Metadata-Version: 2.1
Name: nerpy
Version: 0.0.6
Summary: nerpy: Named Entity Recognition toolkit using Python
Home-page: https://github.com/shibing624/nerpy
Author: XuMing
Author-email: xuming624@qq.com
License: Apache License 2.0
Description: [![PyPI version](https://badge.fury.io/py/nerpy.svg)](https://badge.fury.io/py/nerpy)
        [![Downloads](https://pepy.tech/badge/nerpy)](https://pepy.tech/project/nerpy)
        [![Contributions welcome](https://img.shields.io/badge/contributions-welcome-brightgreen.svg)](CONTRIBUTING.md)
        [![GitHub contributors](https://img.shields.io/github/contributors/shibing624/nerpy.svg)](https://github.com/shibing624/nerpy/graphs/contributors)
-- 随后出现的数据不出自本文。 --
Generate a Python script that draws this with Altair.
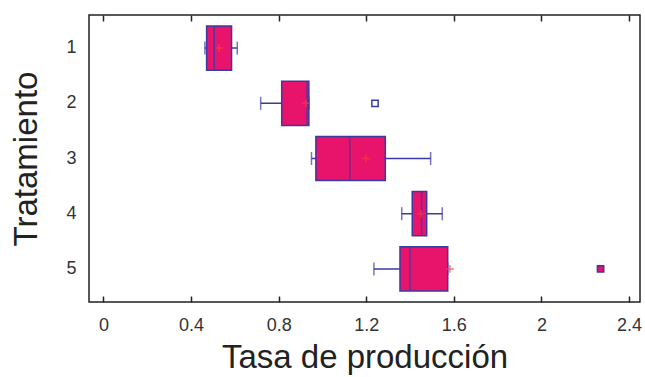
import altair as alt
import pandas as pd

# Five-number summaries per treatment
tratamiento = ["1", "2", "3", "4", "5"]
bigote_inf = [0.463, 0.718, 0.950, 1.362, 1.235]
q1 = [0.471, 0.814, 0.970, 1.410, 1.354]
mediana = [0.506, 0.930, 1.125, 1.453, 1.400]
q3 = [0.585, 0.938, 1.287, 1.476, 1.572]
bigote_sup = [0.611, 0.938, 1.494, 1.547, 1.572]
media = [0.529, 0.925, 1.199, 1.450, 1.582]

# Outlying observations
atipico_trat = ["2", "5"]
atipico_valor = [1.24, 2.27]
atipico_relleno = ["white", "#e8136b"]

cajas = pd.DataFrame({
    "trat": tratamiento, "lo": bigote_inf, "q1": q1, "med": mediana,
    "q3": q3, "hi": bigote_sup, "media": media,
})
atipicos = pd.DataFrame({"trat": atipico_trat, "valor": atipico_valor,
                         "relleno": atipico_relleno})

FONT = "Liberation Sans"
BLUE = "#3a3aa3"
PINK = "#e8136b"

xscale = alt.Scale(domain=[-0.066, 2.45], nice=False, zero=False)
yscale = alt.Scale(domain=tratamiento, paddingInner=0.2, paddingOuter=0.2)

yaxis = alt.Axis(title="Tratamiento", ticks=False, domain=False, grid=False,
                 labelFont=FONT, labelFontSize=18, labelColor="#333",
                 labelPadding=13, labelAngle=0,
                 titleFont=FONT, titleFontSize=33, titleFontWeight="normal",
                 titleColor="#222", titlePadding=22)

xvals = [0, 0.4, 0.8, 1.2, 1.6, 2, 2.4]
xaxis_bottom = alt.Axis(title="Tasa de producción", orient="bottom", values=xvals,
                        format="~g", grid=False, domain=False, offset=-6,
                        tickSize=6, tickColor="#222", tickWidth=1.5,
                        labelFont=FONT, labelFontSize=18, labelColor="#333",
                        labelPadding=14,
                        titleFont=FONT, titleFontSize=33, titleFontWeight="normal",
                        titleColor="#222", titlePadding=7)
xaxis_top = alt.Axis(title=None, orient="top", values=xvals, grid=False,
                     domain=False, offset=-6, tickSize=6, tickColor="#222",
                     tickWidth=1.5, labels=False)

Y = alt.Y("trat:O", scale=yscale, axis=yaxis)

bigotes = alt.Chart(cajas).mark_rule(color=BLUE, strokeWidth=1.5).encode(
    x=alt.X("lo:Q", scale=xscale, axis=xaxis_bottom), x2="hi:Q", y=Y)

topes = alt.Chart(cajas).transform_fold(["lo", "hi"], as_=["k", "v"]).mark_tick(
    color=BLUE, thickness=1.5, size=13, orient="vertical").encode(
    x=alt.X("v:Q", scale=xscale, axis=xaxis_top), y=Y)

caja = alt.Chart(cajas).mark_bar(color=PINK, stroke=BLUE, strokeWidth=1.5).encode(
    x=alt.X("q1:Q", scale=xscale, axis=None), x2="q3:Q", y=Y)

med = alt.Chart(cajas).mark_tick(color=BLUE, thickness=1.5, size=43,
                                 orient="vertical", opacity=0.75).encode(
    x=alt.X("med:Q", scale=xscale, axis=None), y=Y)

cruz = alt.Chart(cajas).mark_point(
    shape="M-1,0H1M0,-1V1", size=60, filled=False, color="#ff3a3a",
    strokeWidth=1.5).encode(
    x=alt.X("media:Q", scale=xscale, axis=None), y=Y)

fuera = alt.Chart(atipicos).mark_point(shape="square", size=40, stroke=BLUE,
                                       strokeWidth=1.5, opacity=1).encode(
    x=alt.X("valor:Q", scale=xscale, axis=None), y=Y,
    fill=alt.Fill("relleno:N", scale=None))

chart = alt.layer(bigotes, topes, caja, med, cruz, fuera).resolve_axis(
    x="independent").properties(
    width=551, height=287,
    autosize=alt.AutoSizeParams(type="none"),
    padding={"left": 89, "top": 15, "right": 5, "bottom": 75},
    background="white",
).configure_view(stroke="#222", strokeWidth=1.5)

chart.save("out.html", embed_options={"renderer": "svg", "actions": False})
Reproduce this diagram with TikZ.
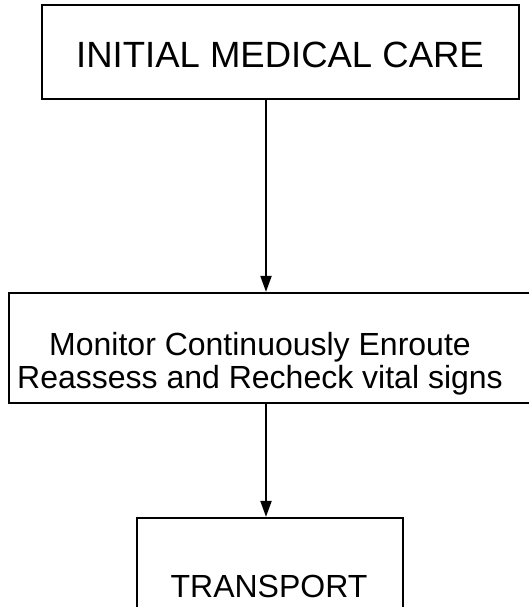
\documentclass[tikz,border=0pt]{standalone}
\usepackage{fontspec}
\setmainfont{Liberation Sans}
\usetikzlibrary{arrows.meta}
\begin{document}
\begin{tikzpicture}[x=1bp,y=-1bp,
  stagebox/.style={draw=black,line width=2.2bp,rectangle,inner sep=0pt},
  flow/.style={line width=2bp,-{Triangle[width=11bp,length=16bp]}},
  bigtext/.style={inner sep=0pt,anchor=base,font=\fontsize{36.5bp}{40bp}\selectfont},
  steptext/.style={inner sep=0pt,anchor=base,font=\fontsize{32bp}{34bp}\selectfont}]
  \useasboundingbox (0,0) rectangle (529,607);
  \clip (0,0) rectangle (529,607);
  % stage boxes
  \node[stagebox,minimum width=477bp,minimum height=94bp] (care) at (280.5,52) {};
  \node[stagebox,minimum width=551bp,minimum height=110bp] (monitor) at (284.5,348) {};
  \node[stagebox,minimum width=266bp,minimum height=140bp] (transport) at (270,588) {};
  % labels
  \node[bigtext] (careText) at (280,68) {INITIAL MEDICAL CARE};
  \node[steptext] (monitorTextA) at (260,355) {Monitor Continuously Enroute};
  \node[steptext] (monitorTextB) at (260,388) {Reassess and Recheck vital signs};
  \node[steptext] (transportText) at (269,597) {TRANSPORT};
  % connectors
  \coordinate (axis) at (266,0);
  \draw[flow] (care.south -| axis) -- (monitor.north -| axis);
  \draw[flow] (monitor.south -| axis) -- (transport.north -| axis);
\end{tikzpicture}
\end{document}
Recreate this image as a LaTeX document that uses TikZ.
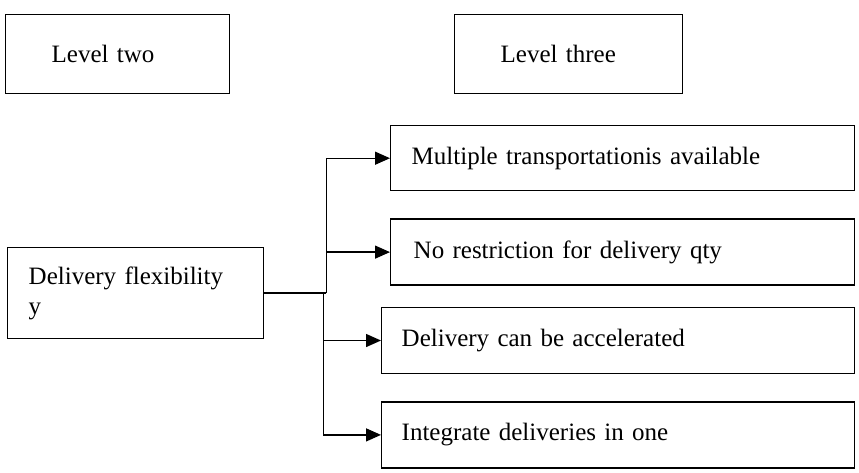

        [![License Apache 2.0](https://img.shields.io/badge/license-Apache%202.0-blue.svg)](LICENSE)
        [![python_version](https://img.shields.io/badge/Python-3.8%2B-green.svg)](requirements.txt)
        [![GitHub issues](https://img.shields.io/github/issues/shibing624/nerpy.svg)](https://github.com/shibing624/nerpy/issues)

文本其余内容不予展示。